The network of trails in Washington’s Raging River State Forest are an ongoing labor of love, built by the state’s Department of Natural Resources and the Evergreen Mountain Bike Alliance. One of Seattle’s most popular mountain biking destinations located 30 miles from downtown, the project started with a 14-mile loop and will eventually become a 40-mile system that leads to Tiger Mountain. The evergreen woods are thick. The trails are buffed and flow nicely between groomed berms and bank turns. When the sky is clear, you can see Mount Rainier.  

On January 10, when REI sent a group of riders to test and shoot photos of two new bikes from Cannondale—a 29-inch full-suspension mountain bike called the Habit 5 and a gravel bike called the Topstone Disc SE 105—a windstorm had swept through the forest, blanketing the trails in green debris that had fallen from the conifer trees.

“The entire landscape was covered in green,” said Corey Kelmel, 31, who was riding the Habit 5. Kelmel is a Seattle resident who works in digital marketing, has two dogs, and has been mountain biking his entire life. He is also an enduro level racer, competing in grassroots races in the Northwest. He says the terrain at Raging River was perfect to test out Cannondale’s newest redesigned full-suspension mountain bike.

“This is all flow trail, with really good buff, really good berms, some big-ish jumps in spots, very well-thought out,” said Kelmel.

A mountain bike rider catches air off a jump.

Linnea Rooke, 32, a Seattleite who has been mountain biking for six years and competes in the pro category for both downhill and enduro, was riding the Topstone Disc SE 105 gravel bike and she recalls the many stream crossings she did for the photo shoot: “My feet were soaked. It was so cold,” she said. “When you do the stream crossings, you shoot down the bank, cross a stream of marbles, and shoot up the other side. It requires a lot of the bike to handle the marbles and the stream. All of a sudden, you go from dirt to wet, loose, marbly rocks. For the bike to handle that and plow through it all was really awesome.”

The Habit and the Topstone are part of a new offering from Cannondale at REI stores nationwide. The Habit, now with 29-inch wheels, 130 millimeters of travel and Cannondale’s SmartForm C1 alloy frame, is a versatile bike for singletrack riding. It features Cannondale’s new suspension design philosophy, dubbed Proportional Response, which Cannondale says optimizes the bike for riders of all sizes to experience better control and more efficient riding. The Habit 5 is ideal for a person who is just getting into mountain biking, said Kelmel. “This is a bike that a beginner could buy and have for the next two, three years without changing much, if anything at all.”

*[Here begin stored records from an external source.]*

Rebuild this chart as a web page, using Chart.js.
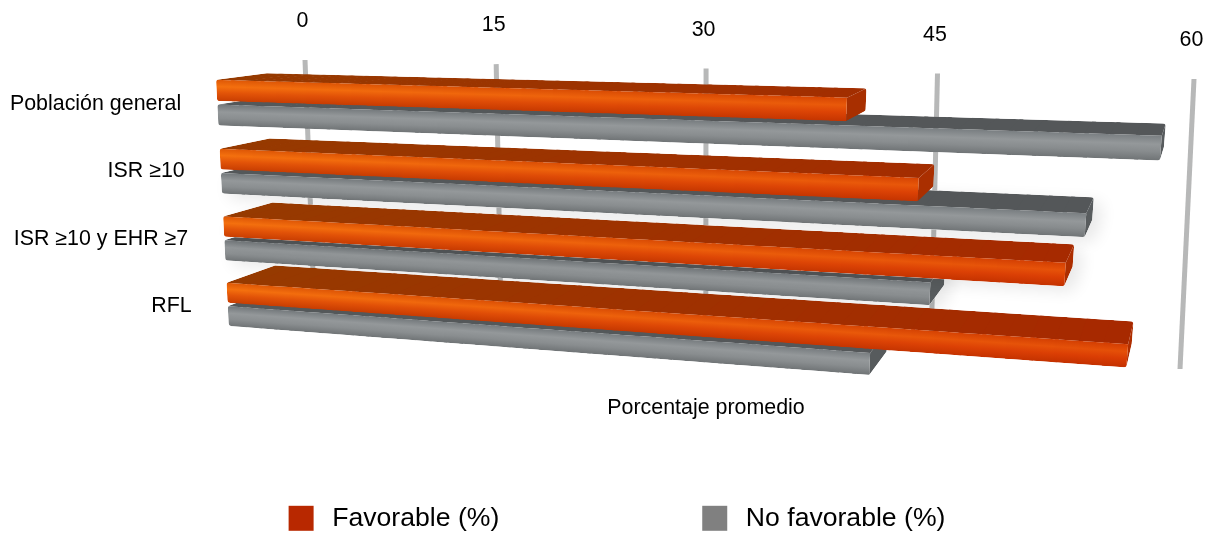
<!DOCTYPE html>
<html>
<head>
<meta charset="utf-8">
<style>html,body{margin:0;padding:0;background:#fff}canvas{display:block}</style>
<script src="https://cdn.jsdelivr.net/npm/chart.js@4/dist/chart.umd.js"></script>
</head>
<body>
<canvas id="c" width="1218" height="540"></canvas>
<script>
const categories = ['Población general', 'ISR ≥10', 'ISR ≥10 y EHR ≥7', 'RFL'];
const favorable = [40.5, 45, 54, 58];
const noFavorable = [59, 55, 46, 42.5];
const seriesNames = ['Favorable (%)', 'No favorable (%)'];
const axisTitle = 'Porcentaje promedio';
const axisMin = 0, axisMax = 60, axisStep = 15;

const FONT = 'Arial, "Liberation Sans", sans-serif';
const TEXT = 21.4;

// Unit-square to quad homography (Heckbert)
function quad(p00, p10, p11, p01, c) {
  const dx1 = p10[0]-p11[0], dx2 = p01[0]-p11[0], sx = p00[0]-p10[0]+p11[0]-p01[0];
  const dy1 = p10[1]-p11[1], dy2 = p01[1]-p11[1], sy = p00[1]-p10[1]+p11[1]-p01[1];
  const d = dx1*dy2-dx2*dy1;
  const g = (sx*dy2-dx2*sy)/d, h = (dx1*sy-sx*dy1)/d;
  const a = p10[0]-p00[0]+g*p10[0], b = p01[0]-p00[0]+h*p01[0], c0 = p00[0];
  const e = p10[1]-p00[1]+g*p10[1], f = p01[1]-p00[1]+h*p01[1], i = p00[1];
  return (t0,u) => {
    const t = c ? c*t0/(1-t0+c*t0) : t0;
    const w = g*t+h*u+1; return [(a*t+b*u+c0)/w, (e*t+f*u+i)/w];
  };
}
// View planes: front faces, back edges of the bars, back wall with the gridlines
const front = quad([215.4,68],[1183,93],[1157,410],[229.3,337],1.08);
const back  = quad([266.5,62],[1186,83],[1161,384],[277,317],1.08);
const wall  = quad([305,60],[1194,79],[1180,369],[314,300]);

const unit = (chart,px,py) => { const a = chart.chartArea; return [(px-a.left)/(a.right-a.left),(py-a.top)/(a.bottom-a.top)]; };
function mix(c1,c2,k){ return 'rgb('+c1.map((v,i)=>Math.round(v+(c2[i]-v)*k)).join(',')+')'; }
function poly(ctx,pts,fill){ ctx.beginPath(); pts.forEach((p,i)=> i?ctx.lineTo(p[0],p[1]):ctx.moveTo(p[0],p[1])); ctx.closePath(); ctx.fillStyle=fill; ctx.fill(); }
function roundedPath(ctx,pts,r){
  const n=pts.length, last=pts[n-1], first=pts[0];
  ctx.beginPath();
  ctx.moveTo((last[0]+first[0])/2,(last[1]+first[1])/2);
  for(let i=0;i<n;i++){ const p=pts[i], q=pts[(i+1)%n]; ctx.arcTo(p[0],p[1],q[0],q[1],r); }
  ctx.closePath();
}

const palette = [
  { stops:[0,.32,.62,1],
    L:[[222,88,6],[244,112,14],[226,84,8],[200,62,2]],
    R:[[210,60,2],[228,78,8],[218,60,4],[196,48,0]],
    top:[[150,58,0],[168,40,0]], cap:[[150,48,0],[176,46,0]] },
  { stops:[0,.35,.65,1],
    L:[[116,121,124],[148,152,154],[138,142,144],[112,116,118]],
    R:[[122,127,130],[148,152,154],[136,140,142],[112,116,118]],
    top:[[84,88,90],[84,87,89]], cap:[[86,90,92],[88,92,94]] }
];

function drawBar(ctx,chart,el,pal,soft){
  const [t1,ua] = unit(chart,el.x,el.y-el.height/2);
  const [,ub]   = unit(chart,el.x,el.y+el.height/2);
  const [t0]    = unit(chart,el.base,el.y);
  const N = 40, lap = 0.004;
  const outline = [front(t0,ub),front(t0,ua),back(t0,ua),back(t1,ua),back(t1,ub),front(t1,ub)];
  if(soft){
    ctx.save();
    ctx.shadowColor='rgba(0,0,0,0.09)'; ctx.shadowBlur=16; ctx.shadowOffsetX=8; ctx.shadowOffsetY=5;
    roundedPath(ctx,outline,3); ctx.fillStyle='#fff'; ctx.fill();
    ctx.restore();
  }
  ctx.save();
  roundedPath(ctx,outline,3); ctx.clip();
  for(let i=0;i<N;i++){
    const a=t0+(t1-t0)*i/N, b=Math.min(t1,t0+(t1-t0)*(i+1)/N+lap);
    poly(ctx,[front(a,ua),back(a,ua),back(b,ua),front(b,ua)],mix(pal.top[0],pal.top[1],(a+b)/2));
  }
  poly(ctx,[front(t1,ua),back(t1,ua),back(t1,ub),front(t1,ub)],mix(pal.cap[0],pal.cap[1],t1));
  for(let i=0;i<N;i++){
    const a=t0+(t1-t0)*i/N, b=Math.min(t1,t0+(t1-t0)*(i+1)/N+lap);
    const ta=front(a,ua), tb=front(b,ua), ba=front(a,ub), bb=front(b,ub);
    // gradient runs square to the bar, so the shading follows its slope
    const dx=tb[0]-ta[0], dy=tb[1]-ta[1], len=Math.hypot(dx,dy)||1, nx=-dy/len, ny=dx/len;
    const mx=(ta[0]+tb[0])/2, my=(ta[1]+tb[1])/2;
    const depth=(ba[0]-ta[0])*nx+(ba[1]-ta[1])*ny;
    const g=ctx.createLinearGradient(mx,my,mx+nx*depth,my+ny*depth);
    const m=(a+b)/2;
    pal.stops.forEach((s,j)=>g.addColorStop(s,mix(pal.L[j],pal.R[j],m)));
    poly(ctx,[ta,tb,bb,ba],g);
  }
  ctx.restore();
}

const scene = {
  id:'scene',
  beforeInit(chart){
    // The legend keeps a wide gap between its entries without growing in height
    const lg = chart.legend, fit = lg.fit.bind(lg), paint = lg._draw.bind(lg);
    lg.fit = function(){ fit(); this.height = 40; };
    lg._draw = function(){
      const c = chart.ctx; c.save(); c.translate(0, 5-this.options.labels.padding); paint(); c.restore();
    };
  },
  beforeDatasetsDraw(chart){
    const ctx = chart.ctx, xs = chart.scales.x;
    ctx.save();
    xs.ticks.forEach(tk=>{
      const [t] = unit(chart,xs.getPixelForValue(tk.value),0);
      const a = wall(t,0), b = wall(t,1);
      ctx.beginPath(); ctx.moveTo(a[0],a[1]); ctx.lineTo(b[0],b[1]);
      ctx.strokeStyle='#b7b8b8'; ctx.lineWidth=5; ctx.stroke();
    });
    const m0 = chart.getDatasetMeta(0), m1 = chart.getDatasetMeta(1);
    categories.forEach((_,i)=>{
      drawBar(ctx,chart,m1.data[i],palette[1],i===1||i===2);
      drawBar(ctx,chart,m0.data[i],palette[0],i===2);
    });
    ctx.restore();
    return false;
  }
};

const chart = new Chart(document.getElementById('c'),{
  type:'bar',
  plugins:[scene],
  data:{
    labels:categories,
    datasets:[
      {label:seriesNames[0],data:favorable,backgroundColor:'#bd3a00',xAxisID:'x',categoryPercentage:.713,barPercentage:.85},
      {label:seriesNames[1],data:noFavorable,backgroundColor:'#808080',xAxisID:'x',categoryPercentage:.713,barPercentage:.85}
    ]
  },
  options:{
    indexAxis:'y',
    responsive:false,
    animation:false,
    layout:{padding:{left:38,right:22,top:0,bottom:0}},
    plugins:{
      tooltip:{enabled:false},
      legend:{
        position:'bottom',
        labels:{
          boxWidth:25,boxHeight:25,padding:203,color:'#000',
          font:{family:FONT,size:26.6},
          generateLabels(ch){
            const g=ch.ctx.createLinearGradient(0,505,0,530);
            g.addColorStop(0,'#c24c00'); g.addColorStop(1,'#b82800');
            return seriesNames.map((s,i)=>({text:'\u2009'+s,fillStyle:i?'#808080':g,strokeStyle:'transparent',lineWidth:0,datasetIndex:i,hidden:false}));
          }
        }
      }
    },
    scales:{
      x:{
        position:'top',min:axisMin,max:axisMax,
        grid:{display:false},border:{display:false},
        ticks:{stepSize:axisStep,color:'#000',font:{family:FONT,size:TEXT},maxRotation:0},
        afterFit(s){
          s.height=68;
          const base=s._computeLabelItems.bind(s);
          s._computeLabelArea=()=>undefined;
          s._computeLabelItems=function(area){
            const items=base(area);
            items.forEach((it,i)=>{
              const [t]=unit(this.chart,this.getPixelForValue(this.ticks[i].value),0);
              const p=wall(t,0);
              it.options.translation=[p[0]-2.5,p[1]-38.5];
              it.options.textBaseline='middle';
              it.options.textAlign='center';
              it.textOffset=0;
            });
            return items;
          };
        }
      },
      x2:{
        type:'linear',position:'bottom',min:axisMin,max:axisMax,axis:'x',
        grid:{display:false},border:{display:false},ticks:{display:false},
        title:{display:true,text:axisTitle,color:'#000',font:{family:FONT,size:TEXT},padding:{top:0,bottom:79}},
        afterFit(s){ s.height=163; }
      },
      y:{
        grid:{display:false},border:{display:false},
        ticks:{color:'#000',font:{family:FONT,size:TEXT},autoSkip:false},
        afterFit(s){
          s.width=178;
          const base=s._computeLabelItems.bind(s);
          s._computeLabelArea=()=>undefined;
          s._computeLabelItems=function(area){
            const items=base(area);
            items.forEach((it,i)=>{
              const py=this.getPixelForTick(i);
              const [,u]=unit(this.chart,this.chart.chartArea.left,py);
              const p=front(0,u);
              it.options.translation=[p[0]-36,py+2.5];
              it.options.textAlign='right';
              it.options.textBaseline='middle';
              it.textOffset=0;
            });
            return items;
          };
        }
      }
    }
  }
});
</script>
</body>
</html>
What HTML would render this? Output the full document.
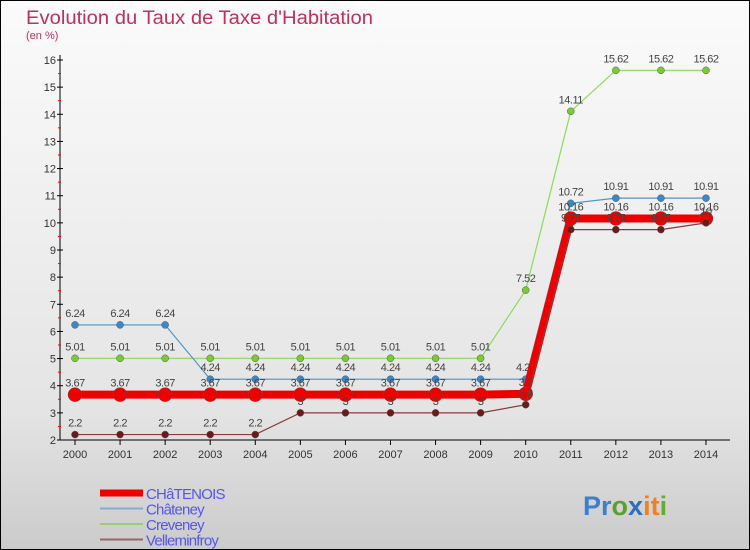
<!DOCTYPE html>
<html><head><meta charset="utf-8"><style>
body{margin:0;}
#wrap{width:750px;height:550px;position:relative;overflow:hidden;}
svg text{font-family:"Liberation Sans",sans-serif;}
</style></head><body>
<div id="wrap">
<svg id="svg" width="750" height="550" xmlns="http://www.w3.org/2000/svg">
<defs><linearGradient id="bg" x1="0" y1="0" x2="0" y2="1">
<stop offset="0" stop-color="#fbfbfb"/><stop offset="0.75" stop-color="#e4e4e4"/><stop offset="1" stop-color="#cbcbcb"/></linearGradient></defs>
<rect x="0.5" y="0.5" width="749" height="549" fill="url(#bg)" stroke="#000"/>
<text x="26" y="24" font-size="19" fill="#c0305c" textLength="347" lengthAdjust="spacingAndGlyphs">Evolution du Taux de Taxe d'Habitation</text>
<text x="26" y="39" font-size="11" fill="#c0305c">(en %)</text>
<g id="axes"></g><g id="series"></g><g id="legend"></g>
<text x="583" y="515" font-size="27" font-weight="bold"><tspan fill="#3a7fd0">Pr</tspan><tspan fill="#5aa02c">o</tspan><tspan fill="#2a6fc0">x</tspan><tspan fill="#f08020">it</tspan><tspan fill="#60b030">i</tspan></text>
</svg></div>
<script>
const years=[2000,2001,2002,2003,2004,2005,2006,2007,2008,2009,2010,2011,2012,2013,2014];
const chatenois=[3.67,3.67,3.67,3.67,3.67,3.67,3.67,3.67,3.67,3.67,3.7,10.16,10.16,10.16,10.16];
const chateney=[6.24,6.24,6.24,4.24,4.24,4.24,4.24,4.24,4.24,4.24,4.24,10.72,10.91,10.91,10.91];
const creveney=[5.01,5.01,5.01,5.01,5.01,5.01,5.01,5.01,5.01,5.01,7.52,14.11,15.62,15.62,15.62];
const velleminfroy=[2.2,2.2,2.2,2.2,2.2,3,3,3,3,3,3.3,9.75,9.75,9.75,10];
const yTicks=[2,3,4,5,6,7,8,9,10,11,12,13,14,15,16];
const NS="http://www.w3.org/2000/svg";
const X=i=>75+i*45.07, Y=v=>440-(v-2)*380/14;
function mk(t,a,p){const e=document.createElementNS(NS,t);for(const k in a)e.setAttribute(k,a[k]);p.appendChild(e);return e;}
const ax=document.getElementById('axes');
let l=mk('line',{x1:60,y1:55,x2:60,y2:440,stroke:'#000'},ax);


l=mk('line',{x1:60,y1:440,x2:730,y2:440,stroke:'#000'},ax);


yTicks.forEach(v=>{
 mk('line',{x1:57,y1:Y(v),x2:63,y2:Y(v),stroke:'#000'},ax);
 if(v<16)mk('line',{x1:58,y1:Y(v+0.5),x2:61,y2:Y(v+0.5),stroke:'#f00'},ax);
 const t=mk('text',{x:56,y:Y(v)+4,'font-size':11,fill:'#333','text-anchor':'end'},ax);t.textContent=v;
 
 
});
years.forEach((y,i)=>{
 mk('line',{x1:X(i),y1:440,x2:X(i),y2:445,stroke:'#000'},ax);
 const t=mk('text',{x:X(i),y:458,'font-size':11,fill:'#333','text-anchor':'middle'},ax);t.textContent=y;
 
 
});
const sg=document.getElementById('series');
function draw(name,data,color,w,r,fill){
 const g=mk('g',{},sg);
 
 
 mk('polyline',{points:data.map((v,i)=>X(i)+','+Y(v)).join(' '),fill:'none',stroke:color,'stroke-width':w},g);
 data.forEach((v,i)=>{
  const c=mk('circle',{cx:X(i),cy:Y(v),r:r,fill:fill,stroke:'#555','stroke-width':0.5},g);
  
  
  const t=mk('text',{x:X(i),y:Y(v)-8,'font-size':11,fill:'#444','text-anchor':'middle','letter-spacing':'-0.5'},g);
  t.textContent=String(v).replace(/^(\d+\.\d)0$/,'$1');
  
  
 });
}
draw('creveney',creveney,'#88dd55',1.2,3.5,'#77cc33');
draw('chateney',chateney,'#4d94c8',1.2,3.5,'#3a88cc');
draw('chatenois',chatenois,'#ee0000',8,7,'#ee0000');
draw('velleminfroy',velleminfroy,'#8a3a3a',1.2,3.5,'#6a1a1a');
const lg=document.getElementById('legend');
[['CHâTENOIS','#ee0000',7],['Châteney','#88aacc',2],['Creveney','#99cc77',2],['Velleminfroy','#996666',2]].forEach((d,i)=>{
 const g=mk('g',{},lg);
 
 
 const y=493+i*15.5;
 mk('line',{x1:100,y1:y,x2:143,y2:y,stroke:d[1],'stroke-width':d[2]},g);
 const t=mk('text',{x:146,y:y+6,'font-size':15,fill:'#5555ee','letter-spacing':'-0.8'},g);t.textContent=d[0];
});
</script></body></html>
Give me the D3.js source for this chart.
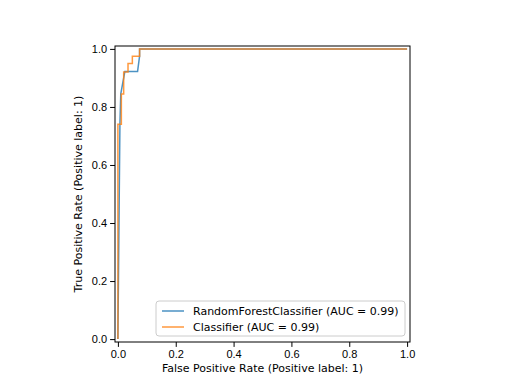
<!DOCTYPE html>
<html>
<head>
<meta charset="UTF-8">
<style>
  body { margin: 0; background: #fff; }
  svg { font-family: "DejaVu Sans", sans-serif; }
  .tick text { font-size: 11px; fill: #000; }
  .tick line { stroke: #000; }
</style>
</head>
<body>
<svg id="chart" width="512" height="384"></svg>
<script src="https://d3js.org/d3.v7.min.js"></script>
<script>
const names = ["RandomForestClassifier (AUC = 0.99)", "Classifier (AUC = 0.99)"];
const colors = ["#1f77b4", "#ff7f0e"];
const rfFpr = [0, 0.007, 0.01, 0.024, 0.068, 0.075, 0.075, 1];
const rfTpr = [0, 0.74, 0.845, 0.922, 0.922, 0.975, 1, 1];
const clfFpr = [0, 0, 0.012, 0.012, 0.02, 0.02, 0.035, 0.035, 0.05, 0.05, 0.075, 0.075, 1];
const clfTpr = [0, 0.74, 0.74, 0.845, 0.845, 0.92, 0.92, 0.95, 0.95, 0.975, 0.975, 1, 1];
const ticks = [0, 0.2, 0.4, 0.6, 0.8, 1.0];

const svg = d3.select("#chart");
const mLeft = 115, mRight = 410, mTop = 46, mBottom = 342;

const x = d3.scaleLinear().domain([-0.01, 1.01]).range([mLeft, mRight]);
const y = d3.scaleLinear().domain([-0.01, 1.01]).range([mBottom, mTop]);

const series = [
  rfFpr.map((f, i) => [f, rfTpr[i]]),
  clfFpr.map((f, i) => [f, clfTpr[i]])
];

const line = d3.line().x(d => x(d[0])).y(d => y(d[1]));

svg.append("g").selectAll("path")
  .data(series)
  .enter().append("path")
  .attr("d", line)
  .attr("fill", "none")
  .attr("stroke", (d, i) => colors[i])
  .attr("stroke-opacity", 0.8)
  .attr("stroke-width", 1.5);

// frame
svg.append("rect")
  .attr("x", mLeft).attr("y", mTop)
  .attr("width", mRight - mLeft).attr("height", mBottom - mTop)
  .attr("fill", "none").attr("stroke", "#000").attr("stroke-width", 1);

const xAxis = svg.append("g")
  .attr("transform", `translate(0,${mBottom})`)
  .call(d3.axisBottom(x).tickValues(ticks).tickFormat(d3.format(".1f")).tickSize(4.9).tickPadding(3));
const yAxis = svg.append("g")
  .attr("transform", `translate(${mLeft},0)`)
  .call(d3.axisLeft(y).tickValues(ticks).tickFormat(d3.format(".1f")).tickSize(4.9).tickPadding(3));
xAxis.select(".domain").remove();
yAxis.select(".domain").remove();

svg.append("text")
  .attr("x", (mLeft + mRight) / 2).attr("y", 372)
  .attr("text-anchor", "middle").attr("font-size", 11)
  .text("False Positive Rate (Positive label: 1)");
svg.append("text")
  .attr("transform", `translate(82,${(mTop + mBottom) / 2}) rotate(-90)`)
  .attr("text-anchor", "middle").attr("font-size", 11)
  .text("True Positive Rate (Positive label: 1)");

// legend
const lg = svg.append("g");
lg.append("rect")
  .attr("x", 156).attr("y", 301).attr("width", 249).attr("height", 35)
  .attr("rx", 3).attr("fill", "#fff").attr("fill-opacity", 0.8)
  .attr("stroke", "#ccc").attr("stroke-width", 1);
names.forEach((n, i) => {
  const yy = 311 + i * 16;
  lg.append("line")
    .attr("x1", 162).attr("x2", 184).attr("y1", yy).attr("y2", yy)
    .attr("stroke", colors[i]).attr("stroke-opacity", 0.8).attr("stroke-width", 1.5);
  lg.append("text")
    .attr("x", 193).attr("y", yy + 4)
    .attr("font-size", 11).text(n);
});
</script>
</body>
</html>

“It’s a do-everything bike,” said Kelmel. “It was really nimble. It was definitely maneuverable. You could slap corners with it, and popping off jumps was more than my bike at home could do.” Kelmel said that his own bike is heavier and more suited for steep terrain and drops that he finds while competing in enduro races. But he was impressed by how well the Habit maneuvered the flow trails at Raging River. He remembers dropping down one trail at top speeds. “And I was really surprised for a bike I had never ridden before … the level of comfort I could ride at that speed,” said Kelmel. One thing that will resonate with bikers, said Kelmel, is the ability to swap components on the Habit and upgrade to parts, if the rider wants to customize the bike.

Joining REI’s lineup of gravel bikes, the Cannondale Topstone is ideal for adventuring on backroads. Rooke, a former cross-country skier who competed in Division 1 races in college, is an avid mountain biker, and she’s used to a bike more suited to singletrack and technical terrain. But the Topstone’s smooth ride and versatility piqued her interest.

The Topstone Disc SE 105 is built to accommodate high-volume tires up to 42 millimeters wide for added comfort and grip. Its geometry is built for endurance, so the rider is in a “confident and sporty” stance, according to Cannondale. The forks on all models are full carbon, while the Smartform C2 Alloy frame is light.

“Road climbs up the mountain would be a lot of fun or any of those long gravel trails that traverse the countryside would be great places for this bike,” Rooke said.